Along with Hornstein, I found two Dartmouth associate professors who were unafraid to talk about the harm created by the drill’s premise.
Golnar Nikpour and Anjuli Raza Kolb teach in the history and English departments, respectively. After hearing from students about what had happened, they co-authored a letter that they submitted to The Dartmouth, the college’s student newspaper, late this week.
The professors praised the students who spoke up and the Tucker Center for Spiritual and Ethical Life (Latif, the college’s Muslim chaplain, is the center’s associate director) for understanding the “gravity of the situation and push(ing) to change the script.”
Still, they “worry about the further erosion of trust that this latest episode engenders with those who already feel so unsafe.”
I met over coffee this week with Nikpour, who moved to the U.S. from Iran with her parents when she was 3-years-old. She told me students have come to her with questions about their student visas or with fears of federal agents from Immigration and Customs Enforcement, or ICE, coming onto campus.
“I’m worried the most recent incident, in demonizing Muslims, will further erode the trust of those rendered vulnerable by this recent wave of xenophobia,” Nikpour said.
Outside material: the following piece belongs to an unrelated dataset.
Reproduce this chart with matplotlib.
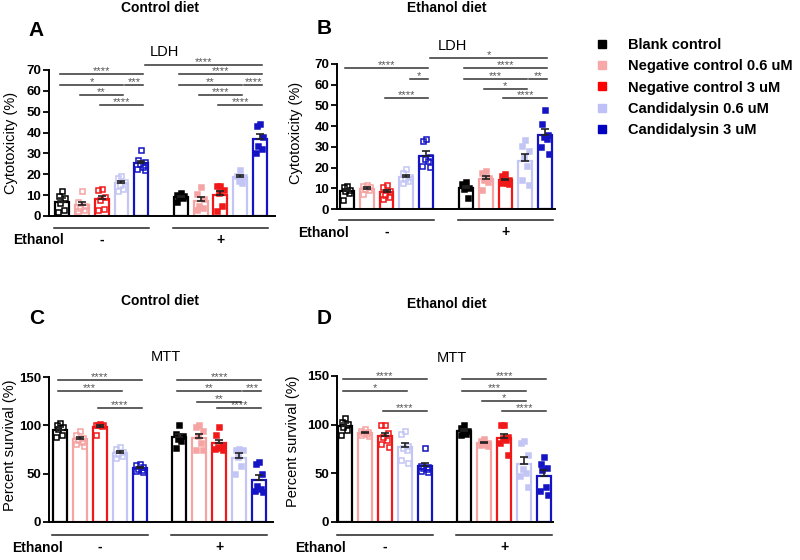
import numpy as np
import matplotlib
matplotlib.use('Agg')
import matplotlib.pyplot as plt
import matplotlib.transforms as mtrans
from matplotlib.lines import Line2D

plt.rcParams['font.family'] = ['Liberation Sans', 'DejaVu Sans']

W, H = 800, 560

groups = ['Blank control', 'Negative control 0.6 uM', 'Negative control 3 uM',
          'Candidalysin 0.6 uM', 'Candidalysin 3 uM']
colors = ['#000000', '#f5a3a3', '#f01818', '#c3c6f4', '#1414c4']
legend_colors = ['#000000', '#f7a8a8', '#ff0000', '#c0c0f8', '#0000c0']
ethanol_signs = ['-', '+']

# individual replicates, ethanol - (5 groups) then ethanol + (5 groups)
ldh_control = [
    [12, 9.5, 8.5, 6, 3, 2], [12, 6.5, 5, 4, 3, 2.5], [13, 12.5, 9, 7.5, 3.2, 2.8],
    [19, 18, 16.5, 15, 13, 12], [31.5, 27, 26, 25, 23.5, 22.5, 22],
    [11, 10, 9.5, 9, 8.5, 6.8], [14, 10.5, 8, 5, 4, 3], [14.5, 14.5, 12.5, 11, 5, 2.5],
    [22, 19, 18.5, 17, 16], [44, 43, 38, 33.5, 32, 30],
]
ldh_ethanol = [
    [11, 10.5, 9, 8.5, 7.5, 4.5], [11.5, 11, 10.5, 9.5, 9, 7.3], [11.5, 10.5, 8.5, 7, 6, 5],
    [19.5, 17.5, 15.5, 14.5, 13.5, 12.5], [34, 33, 25, 24, 23, 21, 20.5],
    [13, 12, 10, 9.5, 5.5], [18.5, 17.5, 15, 14, 13, 9], [17, 16, 14, 13.5, 12.5, 12.5, 12],
    [33.5, 30.5, 28, 25, 21, 14, 11.5], [48, 41, 35.5, 35, 34, 30, 26.5],
]
mtt_control = [
    [102, 100, 98, 96, 90, 88], [94, 90, 87, 85, 83, 81, 79], [101, 100.5, 100, 100, 99, 89.5],
    [78, 75.5, 72, 70, 68, 66], [60, 58.5, 56.5, 55, 54, 52.5, 51.5],
    [100, 91, 89, 86, 84, 77], [100.5, 98, 94, 89, 82, 74, 74], [98, 90, 80, 78, 77, 75.5, 75],
    [76, 75, 74, 67, 58, 50], [62, 60.5, 49.5, 37, 34, 32, 31],
]
mtt_ethanol = [
    [107, 103, 101, 98, 95, 89], [96, 94, 92, 91, 90, 89, 88], [100, 100, 91, 87, 84, 80, 77.5],
    [94, 90, 78, 76, 73.5, 64, 61], [76, 58, 56, 55, 54, 52.5, 51],
    [100, 97, 94, 92, 90, 89], [85, 83, 81.5, 81, 80, 79, 78], [100, 100, 87, 86, 84, 81, 69],
    [83.5, 81.5, 69, 54, 50, 47, 35.5], [67, 60, 55, 53, 36, 32, 28],
]

# significance brackets: (from bar, to bar, height, stars)
sig_a = [(4, 10, 72.4, '****'), (0, 4, 68, '****'), (6, 10, 68, '****'),
         (0, 3, 62.8, '*'), (3, 4, 62.8, '***'), (6, 9, 62.8, '**'), (9, 10, 62.8, '****'),
         (1, 3, 58, '**'), (7, 9, 58, '****'), (2, 4, 53.2, '****'), (8, 10, 53.2, '****')]
sig_b = [(4, 10, 72.8, '*'), (0, 4, 68.2, '****'), (6, 10, 68.2, '****'),
         (3, 4, 62.8, '*'), (6, 9, 62.8, '***'), (9, 10, 62.8, '**'),
         (7, 9, 57.9, '*'), (2, 4, 53.4, '****'), (8, 10, 53.4, '****')]
sig_c = [(0, 4, 147, '****'), (6, 10, 147, '****'), (0, 3, 135.5, '***'),
         (6, 9, 135.5, '**'), (9, 10, 135.5, '***'), (7, 9, 124.5, '**'),
         (2, 4, 118, '****'), (8, 10, 118, '****')]
sig_d = [(0, 4, 146.6, '****'), (6, 10, 146.6, '****'), (0, 3, 134.6, '*'),
         (6, 9, 134.6, '***'), (7, 9, 124.6, '*'), (2, 4, 114.4, '****'), (8, 10, 114.4, '****')]

pos = [0, 1, 2, 3, 4, 6, 7, 8, 9, 10]
jit = np.array([0.0, -0.17, 0.17, -0.08, 0.1, -0.19, 0.19])

fig = plt.figure(figsize=(8, 5.6), dpi=100)


def ftext(x, y, s, **kw):
    fig.text(x / W, 1 - y / H, s, **kw)


def panel(box, xlim, data, sigs, ymax, yticks, ylabel, lab_xy, eth_y):
    l, t, r, b = box
    ax = fig.add_axes([l / W, 1 - b / H, (r - l) / W, (b - t) / H])
    for k, vals in enumerate(data):
        v = np.asarray(vals, dtype=float)
        c = colors[k % 5]
        x = pos[k]
        m = v.mean()
        se = v.std(ddof=1) / np.sqrt(len(v))
        ax.bar(x, m, width=0.7, facecolor='white', edgecolor=c, linewidth=1.6, zorder=2)
        ax.plot(x + jit[:len(v)], v, 's', ms=3.6, mew=1.1, mec=c,
                mfc=c if k >= 5 else 'none', zorder=3, clip_on=False)
        ax.errorbar(x, m, yerr=[[0], [se]], fmt='none', ecolor='#222222',
                    elinewidth=1.2, capsize=2.8, capthick=1.2, zorder=4)
    ax.set_xlim(*xlim)
    ax.set_ylim(0, ymax)
    ax.set_xticks([])
    ax.set_yticks(yticks, [str(y) for y in yticks], fontsize=9.5, fontweight='bold')
    ax.tick_params(axis='y', direction='out', length=4, width=1.3, pad=1.5)
    for s in ['top', 'right']:
        ax.spines[s].set_visible(False)
    for s in ['left', 'bottom']:
        ax.spines[s].set_linewidth(1.4)
    ax.set_ylabel(ylabel, fontsize=10.5)
    ax.yaxis.set_label_coords(*lab_xy)

    star_tr = mtrans.offset_copy(ax.transData, fig=fig, y=3.0, units='dots')
    for i, j, yv, lbl in sigs:
        x0 = i - 0.1 + (0.3 if (j - i == 1 or i < 5 < j) else 0)
        x1 = j + 0.1
        ax.plot([x0, x1], [yv, yv], color='#333333', lw=1.1, clip_on=False, zorder=5)
        ax.text((x0 + x1) / 2, yv, lbl, transform=star_tr, ha='center', va='center',
                fontsize=8, color='#555555')

    # ethanol grouping lines under the axis
    ya = -(eth_y - b) / (b - t)
    tr = ax.get_xaxis_transform()
    for g in range(2):
        lo, hi = pos[5 * g] - 0.4, pos[5 * g + 4] + 0.4
        ax.plot([lo, hi], [ya, ya], color='#222222', lw=1.1, transform=tr, clip_on=False)
        ax.text((lo + hi) / 2, ya - 12.0 / (b - t), ethanol_signs[g], transform=tr,
                ha='center', va='center', fontsize=10, fontweight='bold')
    return ax


panel((49, 70, 275, 216), (-0.66, 10.76), ldh_control, sig_a, 70, range(0, 71, 10),
      'Cytotoxicity (%)', (-0.137, 0.5), 228)
panel((337, 64, 555, 209), (-0.5, 10.5), ldh_ethanol, sig_b, 70, range(0, 71, 10),
      'Cytotoxicity (%)', (-0.156, 0.524), 220)
panel((49, 377, 273, 522), (-0.55, 10.7), mtt_control, sig_c, 150, [0, 50, 100, 150],
      'Percent survival (%)', (-0.143, 0.53), 535)
panel((337, 376, 553, 522), (-0.4, 10.45), mtt_ethanol, sig_d, 150, [0, 50, 100, 150],
      'Percent survival (%)', (-0.171, 0.555), 535)

# titles, letters, assay names, "Ethanol" row labels
for x, y, s in [(160, 8, 'Control diet'), (447, 8, 'Ethanol diet'),
                (160, 301, 'Control diet'), (447, 304, 'Ethanol diet')]:
    ftext(x, y, s, ha='center', va='center', fontsize=10, fontweight='bold')
for x, y, s in [(36, 31, 'A'), (324, 28, 'B'), (37, 319, 'C'), (324, 319, 'D')]:
    ftext(x, y, s, ha='center', va='center', fontsize=15, fontweight='bold')
for x, y, s in [(164, 52, 'LDH'), (452, 46, 'LDH'), (166, 357, 'MTT'), (452, 358, 'MTT')]:
    ftext(x, y, s, ha='center', va='center', fontsize=10.5)
for x, y in [(13, 240), (298, 233), (12, 548), (295, 548)]:
    ftext(x, y, 'Ethanol', ha='left', va='center', fontsize=10, fontweight='bold')

handles = [Line2D([], [], marker='s', ls='none', ms=6, color=c) for c in legend_colors]
fig.legend(handles, groups, loc='upper left', bbox_to_anchor=(595 / W, 1 - 38 / H),
           frameon=False, prop={'size': 10.5, 'weight': 'bold'}, handletextpad=1.28,
           labelspacing=0.5, handlelength=1.0, borderaxespad=0, borderpad=0)

fig.savefig('out.png', dpi=100, facecolor='white')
Dartmouth is now working to overcome its unforced error. Keysi Montas, director of safety and security and emergency operations, responded swiftly to Hornstein, offering his department’s “deepest apologies for this most regrettable mistake; that premise should not have been even part of our planning but was, unfortunately, copied and pasted from a third-party resource.”
Who was third party? The college hasn’t said.
Hanover Police Chief Jim Martin told me via email that his department was “not involved in developing the exercise storyline or scenario content.”
Montas is following up on Hornstein’s suggestion that the college try to learn from its mistake. In his email, Montas said Latif had agreed to provide his staff with “anti-Islamophobia training.”
It’s a start, but changing minds and beliefs in stereotypes is not as simple as hitting copy and paste.